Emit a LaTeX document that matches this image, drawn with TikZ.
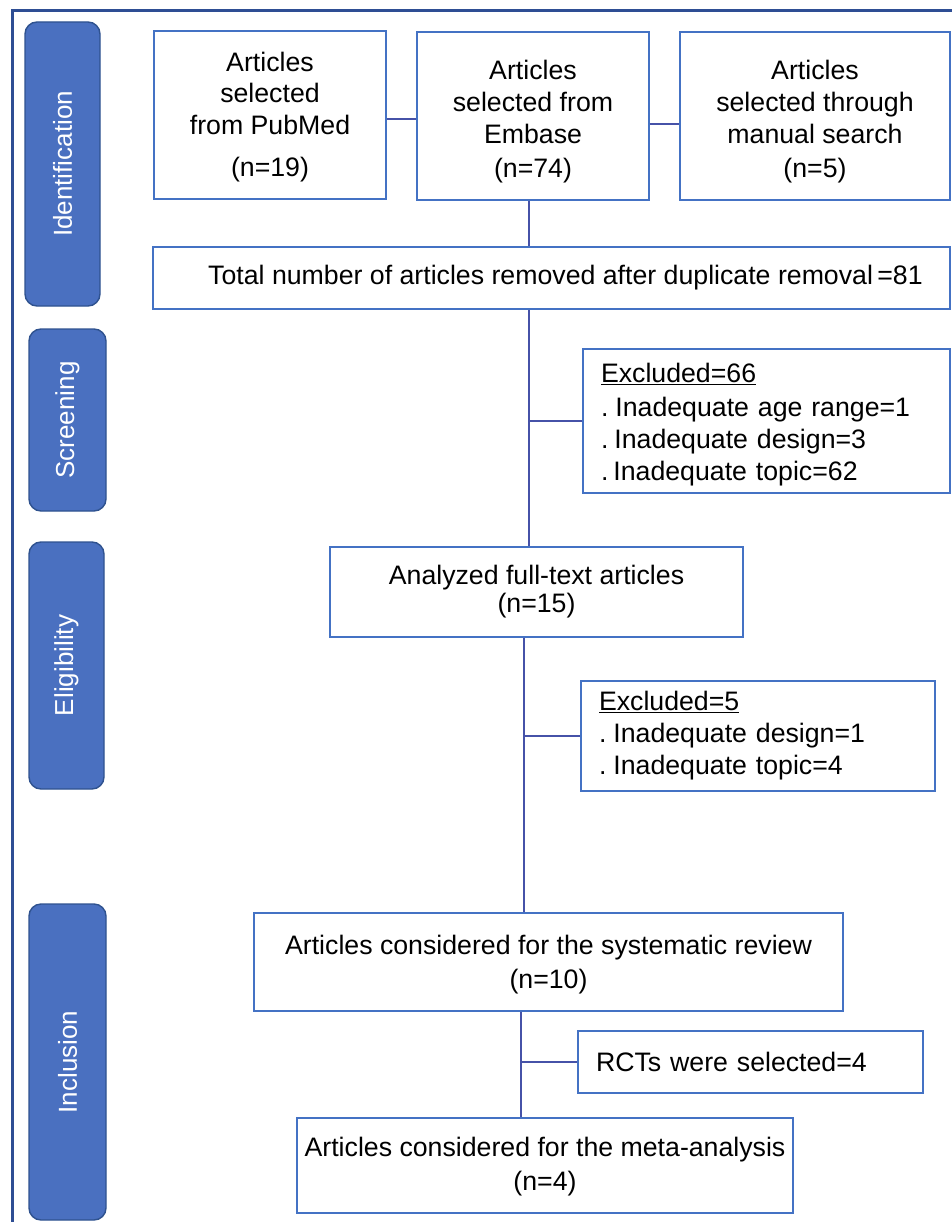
\documentclass[tikz,border=0pt]{standalone}
\usepackage{fontspec}
\setmainfont{Liberation Sans}
\definecolor{boxblue}{HTML}{4472C4}
\definecolor{barblue}{HTML}{4A70C0}
\definecolor{bardark}{HTML}{2F528F}
\definecolor{connblue}{HTML}{4652A8}
\definecolor{frameblue}{HTML}{2E4E94}
\tikzset{
  box/.style={draw=boxblue, line width=1.6pt, fill=white, inner sep=0pt, align=center,
    font=\fontsize{26.7}{32}\selectfont},
  lbox/.style={box, align=left, inner xsep=18pt},
  bar/.style={draw=bardark, line width=1.4pt, fill=barblue, rounded corners=12pt, inner sep=0pt,
    text=white, font=\fontsize{26}{32}\selectfont},
  bartext/.style={text=white, rotate=90, inner sep=0pt, font=\fontsize{26}{32}\selectfont},
  conn/.style={draw=connblue, line width=1.5pt},
}
\begin{document}
\begin{tikzpicture}[x=1pt,y=-1pt]
\useasboundingbox (0,0) rectangle (951,1222);
% outer frame
\draw[frameblue, line width=3pt] (12,1230) -- (12,11) -- (960,11);

% side bars
\node[bar, minimum width=75pt, minimum height=284pt] (idbar) at (62.5,164) {};
\node[bartext] (idtxt) at (idbar.center) {Identification};
\node[bar, minimum width=77pt, minimum height=182pt] (scrbar) at (67.5,420) {};
\node[bartext] (scrtxt) at (scrbar.center) {Screening};
\node[bar, minimum width=75pt, minimum height=247pt] (elibar) at (66.5,665.5) {};
\node[bartext] (elitxt) at (elibar.center) {Eligibility};
\node[bar, minimum width=77pt, minimum height=316pt] (incbar) at (67.5,1062) {};
\node[bartext] (inctxt) at (incbar.center) {Inclusion};

% identification boxes
\node[box, minimum width=232pt, minimum height=168pt] (pub) at (270,115)
  {\rule{0pt}{24pt}Articles\\[-1pt]selected\\from PubMed\\[10pt](n=19)};
\node[box, minimum width=232pt, minimum height=168pt] (emb) at (533,116)
  {\rule{0pt}{30pt}Articles\\selected from\\Embase\\[2pt](n=74)};
\node[box, minimum width=270pt, minimum height=168pt] (man) at (815,116)
  {\rule{0pt}{30pt}Articles\\selected through\\manual search\\[2pt](n=5)};
\node[box, minimum width=797pt, minimum height=62pt] (tot) at (551.5,278)
  {\hspace*{28pt}Total number of articles removed after duplicate removal\,=81};

% screening
\node[lbox, text width=331pt, minimum height=144pt] (exc1) at (766.5,421)
  {\rule{0pt}{26pt}\underline{Excluded=66}\\[2pt].\hspace{7pt}Inadequate age range=1\\.\hspace{6pt}Inadequate design=3\\.\hspace{5pt}Inadequate topic=62};

% eligibility
\node[lbox, text width=318pt, minimum height=110pt] (exc2) at (758,736)
  {\underline{Excluded=5}\\.\hspace{7pt}Inadequate design=1\\.\hspace{7pt}Inadequate topic=4};
\node[box, minimum width=413pt, minimum height=90pt] (ana) at (536.5,592)
  {Analyzed full-text articles\\[-4pt](n=15)};

% inclusion
\node[box, minimum width=589pt, minimum height=98pt] (sys) at (548.5,962)
  {\rule{0pt}{24pt}Articles considered for the systematic review\\[2pt](n=10)};
\node[lbox, text width=309pt, minimum height=62pt] (rct) at (750.5,1062)
  {RCTs were selected=4};
\node[box, minimum width=496pt, minimum height=95pt] (meta) at (545,1165.5)
  {\rule{0pt}{22pt}Articles considered for the meta-analysis\\[2pt](n=4)};

% spine coordinates
\coordinate (s1) at (529,0);
\coordinate (s2) at (524,0);
\coordinate (s3) at (521,0);

% connectors
\draw[conn] ([yshift=-4pt]pub.east) -- ([yshift=-4pt]pub.east -| emb.west);
\draw[conn] ([yshift=-8pt]emb.east) -- ([yshift=-8pt]emb.east -| man.west);
\draw[conn] (emb.south -| s1) -- (tot.north -| s1);
\draw[conn] (tot.south -| s1) -- (ana.north -| s1);
\draw[conn] (s1 |- exc1.west) -- (exc1.west);
\draw[conn] (ana.south -| s2) -- (sys.north -| s2);
\draw[conn] (s2 |- exc2.west) -- (exc2.west);
\draw[conn] (sys.south -| s3) -- (meta.north -| s3);
\draw[conn] (s3 |- rct.west) -- (rct.west);
\end{tikzpicture}
\end{document}
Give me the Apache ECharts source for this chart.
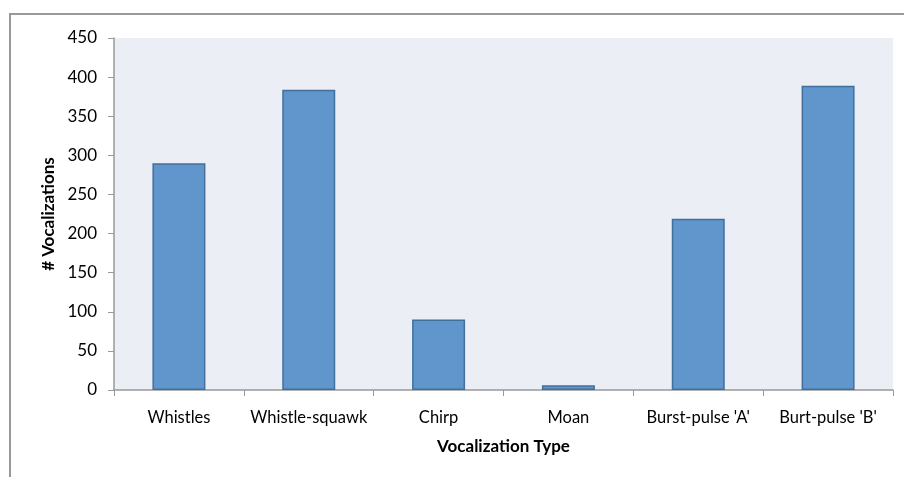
== == ==
STATED PROBLEM >>
For each line of the entries that includes "this", show that line.

EXPECTED OUTPUT >>
Emit a LaTeX document that matches this image, drawn with TikZ.
Give me the Apache ECharts source for this chart.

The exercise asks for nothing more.